DESCRIPTION OF THE TASK: Skip every image and restate the data word for word.

RAW DATA:
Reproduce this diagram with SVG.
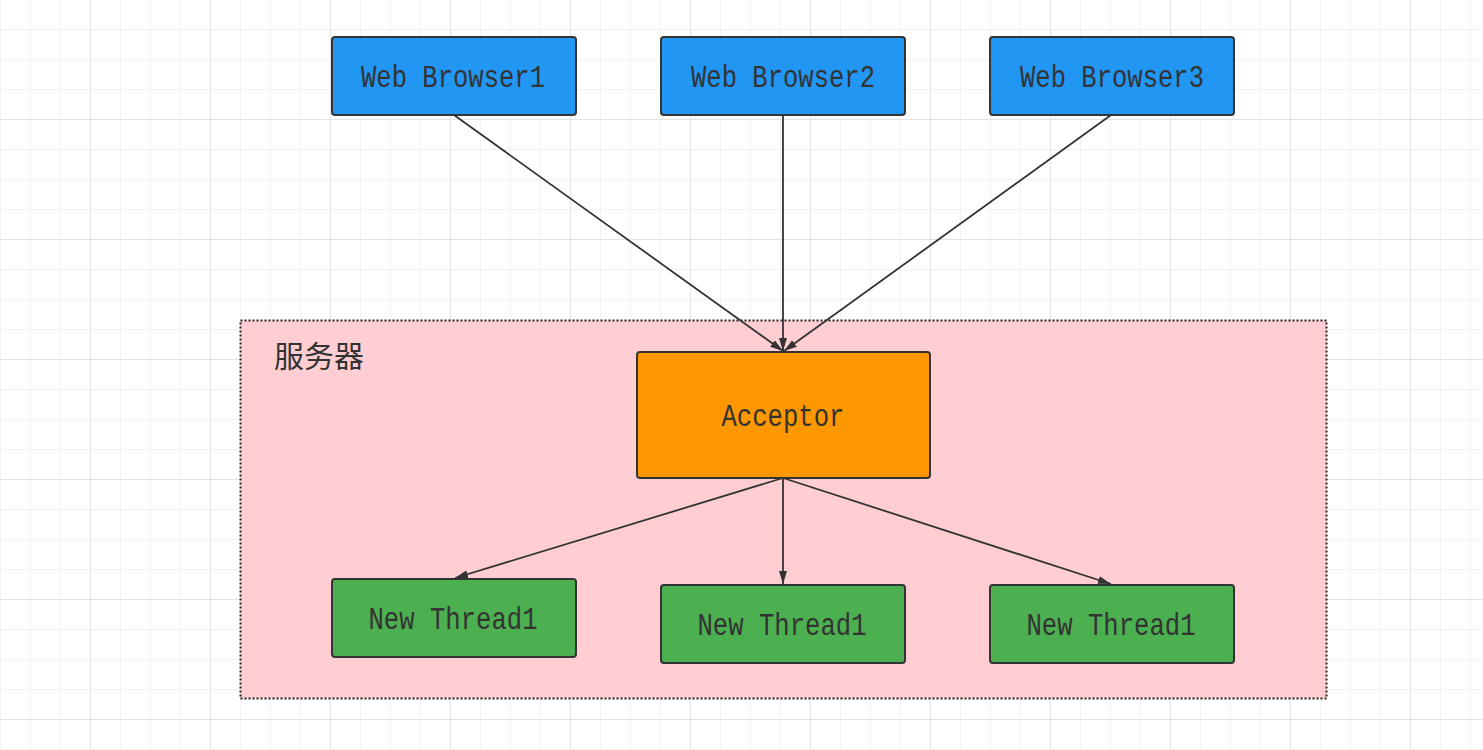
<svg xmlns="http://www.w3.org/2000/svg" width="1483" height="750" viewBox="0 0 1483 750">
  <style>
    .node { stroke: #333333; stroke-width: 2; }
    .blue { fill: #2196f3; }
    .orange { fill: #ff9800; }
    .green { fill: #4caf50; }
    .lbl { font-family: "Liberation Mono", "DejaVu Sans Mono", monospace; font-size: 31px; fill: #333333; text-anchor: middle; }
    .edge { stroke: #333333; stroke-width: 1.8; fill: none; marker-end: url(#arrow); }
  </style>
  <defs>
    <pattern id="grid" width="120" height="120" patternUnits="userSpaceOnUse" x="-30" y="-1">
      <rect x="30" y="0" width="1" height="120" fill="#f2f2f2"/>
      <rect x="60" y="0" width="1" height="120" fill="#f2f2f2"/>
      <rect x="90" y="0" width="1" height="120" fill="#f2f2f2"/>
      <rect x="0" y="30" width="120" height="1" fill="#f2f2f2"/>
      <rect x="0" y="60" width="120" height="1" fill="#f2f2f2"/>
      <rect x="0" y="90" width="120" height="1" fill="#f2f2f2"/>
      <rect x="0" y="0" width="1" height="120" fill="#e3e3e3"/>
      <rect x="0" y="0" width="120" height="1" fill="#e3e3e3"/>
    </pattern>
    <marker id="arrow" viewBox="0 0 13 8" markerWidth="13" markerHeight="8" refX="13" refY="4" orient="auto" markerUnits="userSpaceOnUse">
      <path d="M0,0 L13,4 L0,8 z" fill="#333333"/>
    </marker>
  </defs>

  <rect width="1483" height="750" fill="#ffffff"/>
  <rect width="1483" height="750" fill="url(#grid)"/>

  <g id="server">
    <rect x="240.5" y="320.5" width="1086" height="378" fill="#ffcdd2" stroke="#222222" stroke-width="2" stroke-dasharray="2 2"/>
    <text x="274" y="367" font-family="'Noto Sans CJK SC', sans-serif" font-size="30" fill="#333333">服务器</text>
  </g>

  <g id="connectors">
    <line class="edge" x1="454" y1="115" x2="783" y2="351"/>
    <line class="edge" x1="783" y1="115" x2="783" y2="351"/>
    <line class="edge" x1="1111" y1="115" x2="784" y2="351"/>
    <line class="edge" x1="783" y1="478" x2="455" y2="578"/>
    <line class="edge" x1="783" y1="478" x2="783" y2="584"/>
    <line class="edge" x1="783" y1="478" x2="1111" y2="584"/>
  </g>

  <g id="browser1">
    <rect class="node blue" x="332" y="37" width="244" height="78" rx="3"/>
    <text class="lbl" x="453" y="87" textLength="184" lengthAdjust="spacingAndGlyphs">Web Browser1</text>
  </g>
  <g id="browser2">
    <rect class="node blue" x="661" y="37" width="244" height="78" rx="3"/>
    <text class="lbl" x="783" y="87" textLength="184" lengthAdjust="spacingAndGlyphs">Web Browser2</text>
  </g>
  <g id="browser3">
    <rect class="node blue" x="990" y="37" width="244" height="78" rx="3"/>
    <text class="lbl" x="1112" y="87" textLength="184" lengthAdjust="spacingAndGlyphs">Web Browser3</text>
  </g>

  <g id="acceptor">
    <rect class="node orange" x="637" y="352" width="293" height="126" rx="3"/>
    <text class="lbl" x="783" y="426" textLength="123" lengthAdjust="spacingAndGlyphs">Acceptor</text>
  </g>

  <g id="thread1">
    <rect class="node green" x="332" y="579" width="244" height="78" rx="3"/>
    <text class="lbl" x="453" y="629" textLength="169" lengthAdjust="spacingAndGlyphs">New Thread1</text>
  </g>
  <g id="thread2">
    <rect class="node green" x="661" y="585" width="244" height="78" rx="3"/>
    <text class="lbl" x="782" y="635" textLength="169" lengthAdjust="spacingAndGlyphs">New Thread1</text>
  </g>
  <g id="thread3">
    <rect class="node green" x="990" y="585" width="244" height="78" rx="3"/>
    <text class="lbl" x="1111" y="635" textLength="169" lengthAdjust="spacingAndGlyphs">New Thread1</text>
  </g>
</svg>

ANSWER TO THIS EXERCISE:
Reproduce this diagram with SVG.
<svg xmlns="http://www.w3.org/2000/svg" width="1483" height="750" viewBox="0 0 1483 750">
  <style>
    .node { stroke: #333333; stroke-width: 2; }
    .blue { fill: #2196f3; }
    .orange { fill: #ff9800; }
    .green { fill: #4caf50; }
    .lbl { font-family: "Liberation Mono", "DejaVu Sans Mono", monospace; font-size: 31px; fill: #333333; text-anchor: middle; }
    .edge { stroke: #333333; stroke-width: 1.8; fill: none; marker-end: url(#arrow); }
  </style>
  <defs>
    <pattern id="grid" width="120" height="120" patternUnits="userSpaceOnUse" x="-30" y="-1">
      <rect x="30" y="0" width="1" height="120" fill="#f2f2f2"/>
      <rect x="60" y="0" width="1" height="120" fill="#f2f2f2"/>
      <rect x="90" y="0" width="1" height="120" fill="#f2f2f2"/>
      <rect x="0" y="30" width="120" height="1" fill="#f2f2f2"/>
      <rect x="0" y="60" width="120" height="1" fill="#f2f2f2"/>
      <rect x="0" y="90" width="120" height="1" fill="#f2f2f2"/>
      <rect x="0" y="0" width="1" height="120" fill="#e3e3e3"/>
      <rect x="0" y="0" width="120" height="1" fill="#e3e3e3"/>
    </pattern>
    <marker id="arrow" viewBox="0 0 13 8" markerWidth="13" markerHeight="8" refX="13" refY="4" orient="auto" markerUnits="userSpaceOnUse">
      <path d="M0,0 L13,4 L0,8 z" fill="#333333"/>
    </marker>
  </defs>

  <rect width="1483" height="750" fill="#ffffff"/>
  <rect width="1483" height="750" fill="url(#grid)"/>

  <g id="server">
    <rect x="240.5" y="320.5" width="1086" height="378" fill="#ffcdd2" stroke="#222222" stroke-width="2" stroke-dasharray="2 2"/>
    <text x="274" y="367" font-family="'Noto Sans CJK SC', sans-serif" font-size="30" fill="#333333">服务器</text>
  </g>

  <g id="connectors">
    <line class="edge" x1="454" y1="115" x2="783" y2="351"/>
    <line class="edge" x1="783" y1="115" x2="783" y2="351"/>
    <line class="edge" x1="1111" y1="115" x2="784" y2="351"/>
    <line class="edge" x1="783" y1="478" x2="455" y2="578"/>
    <line class="edge" x1="783" y1="478" x2="783" y2="584"/>
    <line class="edge" x1="783" y1="478" x2="1111" y2="584"/>
  </g>

  <g id="browser1">
    <rect class="node blue" x="332" y="37" width="244" height="78" rx="3"/>
    <text class="lbl" x="453" y="87" textLength="184" lengthAdjust="spacingAndGlyphs">Web Browser1</text>
  </g>
  <g id="browser2">
    <rect class="node blue" x="661" y="37" width="244" height="78" rx="3"/>
    <text class="lbl" x="783" y="87" textLength="184" lengthAdjust="spacingAndGlyphs">Web Browser2</text>
  </g>
  <g id="browser3">
    <rect class="node blue" x="990" y="37" width="244" height="78" rx="3"/>
    <text class="lbl" x="1112" y="87" textLength="184" lengthAdjust="spacingAndGlyphs">Web Browser3</text>
  </g>

  <g id="acceptor">
    <rect class="node orange" x="637" y="352" width="293" height="126" rx="3"/>
    <text class="lbl" x="783" y="426" textLength="123" lengthAdjust="spacingAndGlyphs">Acceptor</text>
  </g>

  <g id="thread1">
    <rect class="node green" x="332" y="579" width="244" height="78" rx="3"/>
    <text class="lbl" x="453" y="629" textLength="169" lengthAdjust="spacingAndGlyphs">New Thread1</text>
  </g>
  <g id="thread2">
    <rect class="node green" x="661" y="585" width="244" height="78" rx="3"/>
    <text class="lbl" x="782" y="635" textLength="169" lengthAdjust="spacingAndGlyphs">New Thread1</text>
  </g>
  <g id="thread3">
    <rect class="node green" x="990" y="585" width="244" height="78" rx="3"/>
    <text class="lbl" x="1111" y="635" textLength="169" lengthAdjust="spacingAndGlyphs">New Thread1</text>
  </g>
</svg>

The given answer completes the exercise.